Douglas recommends you begin by modeling it yourself. Ask for feedback after you have presented a new idea to the team and in your one-on-ones. Make sure you give feedback, too, so that the whole team begins to expect it as part of your culture.
The entire team should be coached on how to give effective feedback. On a rep-to-rep basis, sales managers can and should get to know how each individual prefers to receive critical notes. As a team, you can train the whole group to offer constructive criticism without demoralizing each other. One example is the classic compliment sandwich. Another useful tip Douglas suggests is to start with one or two things that the rep did well, then to focus on one or two things they can focus on improving. This makes the critiques feel manageable and helps the rep stay open to feedback.
With that in mind, Douglas also recommends being mindful about offering positive feedback. She compares it to reviewing a restaurant: We are much more likely to jump on a review site to complain about bad service than we are to heap praise on excellent service or to acknowledge good service. As a leader, she makes a goal of writing a note of positive feedback to at least one person per week. This is a practice you can encourage among your reps, too, to boost morale and make sure they feel seen by their leaders and their peers.
Build Your Tech Stack Around Your Reps
One advantage the hybrid workforce has over the bullpens of the 1990s: There is a whole lot more technology designed to improve the sales process. That same technology can also foster informal just-in-time learning for your reps.
Take your chat solution, for example. Set it up with channels for each team, and job function — as well as the whole sales organization — that are dedicated to sharing stories and asking teammates questions. You might also set up chatbots to help point reps to the right resources at the right time.
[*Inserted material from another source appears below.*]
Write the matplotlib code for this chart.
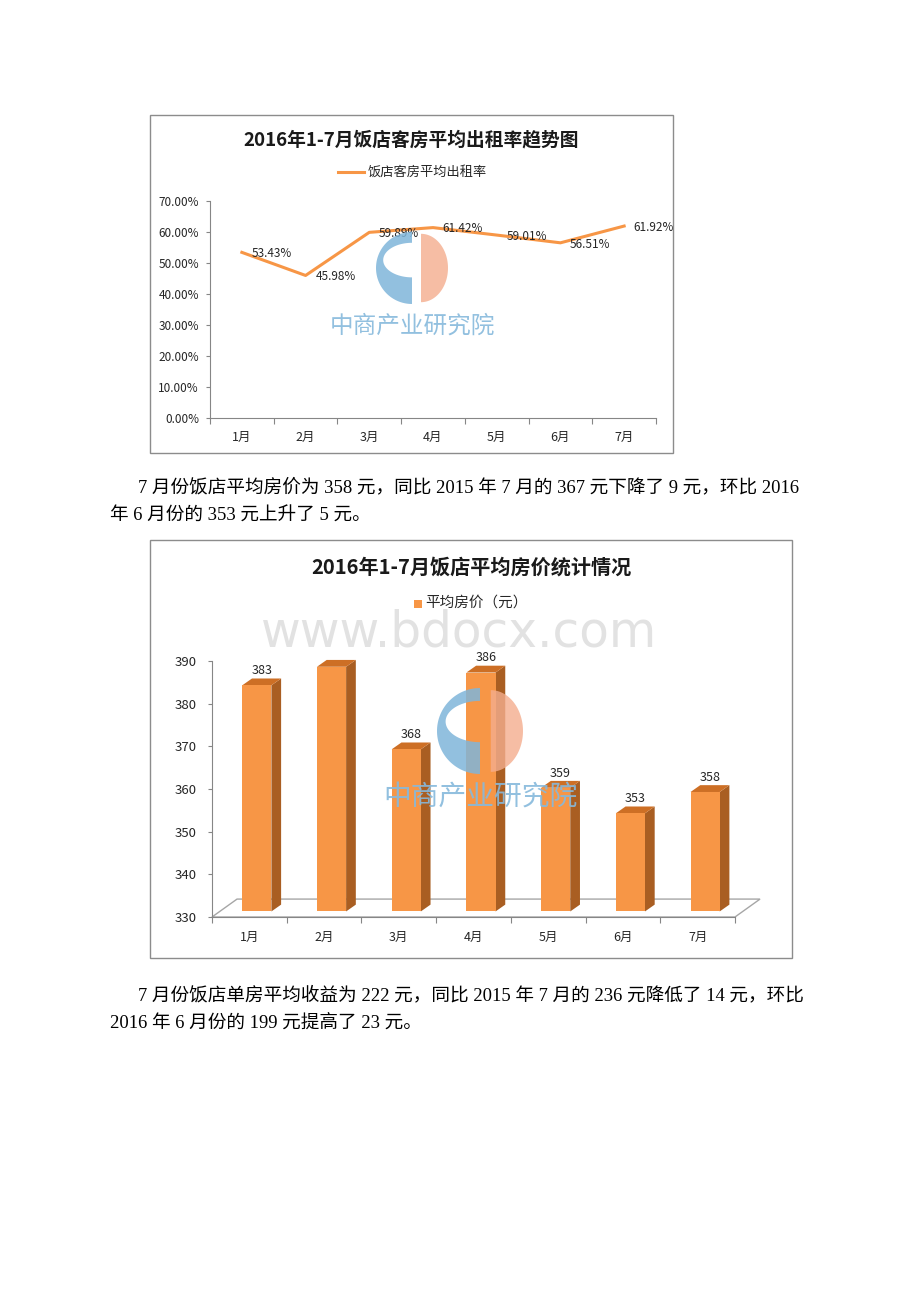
import matplotlib
matplotlib.use('Agg')
import matplotlib.pyplot as plt
from matplotlib.patches import Rectangle, Polygon
import numpy as np

plt.rcParams['font.family'] = ['Noto Sans CJK SC', 'DejaVu Sans']

W, H = 920, 1302

# data
months = ['1月', '2月', '3月', '4月', '5月', '6月', '7月']
occupancy = [53.43, 45.98, 59.89, 61.42, 59.01, 56.51, 61.92]
room_price = [383, 387.35, 368, 386, 359, 353, 358]
price_labels = ['383', '387.35', '368', '386', '359', '353', '358']

title1 = '2016年1-7月饭店客房平均出租率趋势图'
legend1 = '饭店客房平均出租率'
title2 = '2016年1-7月饭店平均房价统计情况'
legend2 = '平均房价（元）'
para1 = ['7 月份饭店平均房价为 358 元，同比 2015 年 7 月的 367 元下降了 9 元，环比 2016',
         '年 6 月份的 353 元上升了 5 元。']
para2 = ['7 月份饭店单房平均收益为 222 元，同比 2015 年 7 月的 236 元降低了 14 元，环比',
         '2016 年 6 月份的 199 元提高了 23 元。']

orange = '#F79646'
side_c = '#A95E22'
top_c = '#CD6F25'
axis_c = '#868686'
txt_c = '#262626'

fig = plt.figure(figsize=(W / 100, H / 100), dpi=100)


def rect(x0, y0, x1, y1):
    return [x0 / W, 1 - y1 / H, (x1 - x0) / W, (y1 - y0) / H]


def ftext(x, y, s, **kw):
    fig.text(x / W, 1 - y / H, s, **kw)


def inch(x, y):
    return (x / 100, (H - y) / 100)


def border(x0, y0, x1, y1):
    fig.add_artist(Rectangle(inch(x0, y1), (x1 - x0) / 100, (y1 - y0) / 100,
                             transform=fig.dpi_scale_trans, fill=False,
                             ec='#8c8c8c', lw=1))


def logo(cx, cy, r, text_y, fs):
    # blue "C": left half disc with a half-ellipse hole
    t_out = np.radians(np.linspace(90, 270, 60))
    t_in = t_out[::-1]
    outer = [inch(cx + r * np.cos(t), cy - r * np.sin(t)) for t in t_out]
    inner = [inch(cx + 0.8 * r * np.cos(t), cy - 0.22 * r - 0.48 * r * np.sin(t))
             for t in t_in]
    fig.add_artist(Polygon(outer + inner, closed=True,
                           transform=fig.dpi_scale_trans, fc='#7fb5da',
                           ec='none', alpha=0.85, zorder=5))
    # salmon right half
    t_r = np.radians(np.linspace(-90, 90, 60))
    right = [inch(cx + 0.25 * r + 0.75 * r * np.cos(t), cy - 0.95 * r * np.sin(t))
             for t in t_r]
    fig.add_artist(Polygon(right, closed=True, transform=fig.dpi_scale_trans,
                           fc='#f4ad8e', ec='none', alpha=0.8, zorder=5))
    ftext(cx, text_y, '中商产业研究院', fontsize=fs, color='#86b9dc',
          ha='center', va='center', alpha=0.9, zorder=5)


def category_axis(ax, pad):
    ax.set_xlim(-0.5, 6.5)
    ax.set_xticks(np.arange(-0.5, 7, 1))
    ax.set_xticklabels([])
    ax.set_xticks(np.arange(7), minor=True)
    ax.set_xticklabels(months, minor=True, fontsize=9, color=txt_c)
    ax.tick_params(axis='x', which='major', direction='out', length=4,
                   color=axis_c)
    ax.tick_params(axis='x', which='minor', length=0, pad=pad)
    for s in ['top', 'right']:
        ax.spines[s].set_visible(False)
    for s in ['left', 'bottom']:
        ax.spines[s].set_color(axis_c)


# ---------- chart 1: occupancy line ----------
border(150, 115, 673, 453)
ftext(411, 140, title1, fontsize=13.5, fontweight='bold', color='#1a1a1a',
      ha='center', va='center')
fig.add_artist(plt.Line2D([338 / W, 364 / W], [1 - 172 / H] * 2, color=orange,
                          lw=2.2))
ftext(368, 172, legend1, fontsize=9.5, color=txt_c, va='center')

ax1 = fig.add_axes(rect(210, 201, 656, 418))
x = np.arange(len(months))
ax1.plot(x, occupancy, color=orange, lw=2.2)
for xi, v in zip(x, occupancy):
    ax1.annotate('%.2f%%' % v, (xi, v), xytext=(7, -1), textcoords='offset points',
                 ha='left', va='center', fontsize=8.5, color=txt_c)
ax1.set_ylim(0, 70)
ax1.set_yticks(np.arange(0, 71, 10))
ax1.set_yticklabels(['%.2f%%' % t for t in np.arange(0, 71, 10)], fontsize=8.5,
                    color=txt_c)
ax1.tick_params(axis='y', direction='out', length=3, color=axis_c, pad=5)
category_axis(ax1, 9)
logo(412, 268, 36, 326, 17)

# ---------- text paragraph 1 ----------
body_font = ['Liberation Serif', 'Noto Sans CJK SC']
ftext(138, 487, para1[0], fontsize=13.4, family=body_font, va='center')
ftext(110, 516, para1[1], fontsize=13.4, family=body_font, va='center')

# ---------- chart 2: 3D-style bars ----------
border(150, 540, 792, 958)
ftext(471, 567, title2, fontsize=14.5, fontweight='bold', color='#1a1a1a',
      ha='center', va='center')
fig.add_artist(Rectangle(inch(414, 608), 8 / 100, 8 / 100,
                         transform=fig.dpi_scale_trans, fc=orange, ec='none'))
ftext(425, 603, legend2, fontsize=10.5, color=txt_c, va='center')
# faint page watermark
ftext(459, 633, 'www.bdocx.com', fontsize=35, color='#e2e2e2', ha='center',
      va='center', family='DejaVu Sans')

ax2 = fig.add_axes(rect(212, 661, 735, 917))
ax2.set_ylim(330, 390)
category_axis(ax2, 10)
ax2.set_yticks(np.arange(330, 391, 10))
ax2.tick_params(axis='y', direction='out', length=3, color=axis_c, pad=8,
                labelsize=9.5, labelcolor=txt_c)

# depth of floor and bars in data units
fdx, fdy = 0.335, 4.2
ox, oy = 0.1, 1.3
bx, by = 0.13, 1.6
bw = 0.39
floor = Polygon([(-0.5, 330), (6.5, 330), (6.5 + fdx, 330 + fdy),
                 (-0.5 + fdx, 330 + fdy)], closed=True, fc='white',
                ec='#a6a6a6', lw=1, clip_on=False, zorder=1)
ax2.add_patch(floor)
for i, v in enumerate(room_price):
    xl = i - bw / 2 + ox
    xr = i + bw / 2 + ox
    y0 = 330 + oy
    y1 = v + oy
    ax2.add_patch(Polygon([(xr, y0), (xr + bx, y0 + by), (xr + bx, y1 + by),
                           (xr, y1)], fc=side_c, ec='none', clip_on=False,
                          zorder=2))
    ax2.add_patch(Polygon([(xl, y1), (xr, y1), (xr + bx, y1 + by),
                           (xl + bx, y1 + by)], fc=top_c, ec='none',
                          clip_on=False, zorder=2))
    ax2.add_patch(Rectangle((xl, y0), bw, v - 330, fc=orange, ec='none',
                            clip_on=False, zorder=3))
    ax2.annotate(price_labels[i], (i + ox + bx / 2, y1 + by), xytext=(0, 1),
                 textcoords='offset points', ha='center', va='bottom',
                 fontsize=9, color=txt_c)
ax2.spines['bottom'].set_zorder(4)
logo(480, 731, 43, 797, 20)

# ---------- text paragraph 2 ----------
ftext(138, 995, para2[0], fontsize=13.4, family=body_font, va='center')
ftext(110, 1024, para2[1], fontsize=13.4, family=body_font, va='center')

fig.savefig('out.png', dpi=100, facecolor='white')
For example, if they type into the channel, “Where can I find this quarter’s pricing sheet?” your chatbot can respond with the link immediately, so that they don’t have to wait for a manager or peer to see the question.
On top of that, sales outreach solutions track much more data than ever before. Make sure you regularly share stats with your reps on what type of subject line is getting the most opens or replies, or what steps of a cadence are most effective at booking demos or whatever other insights you can glean. This will help keep the whole team aligned, and it might even spark more anecdotal examples from reps.
Dulany even thinks there is room for technology to give just-in-time coaching to reps. He has seen solutions that use artificial intelligence (AI) to pop up on the screen during calls or emails with suggestions on how to change their approach based on historical data. This can help fill in for managers, particularly in hybrid environments, so that team leads can focus on more in-depth feedback during one-on-ones.
Ask any seasoned sales rep in your organization, and they will tell you a key to success early on is informal peer-to-peer learning. For young reps, this environment is not only about learning the skills and tools necessary to succeed at their jobs, but also about building morale and helping them see what a career in sales entails. Sales organizations need formal learning programs. As workforces become increasingly hybrid and complex, it is crucial that sales leaders — and the L&D teams supporting them — become intentional about fostering informal learning.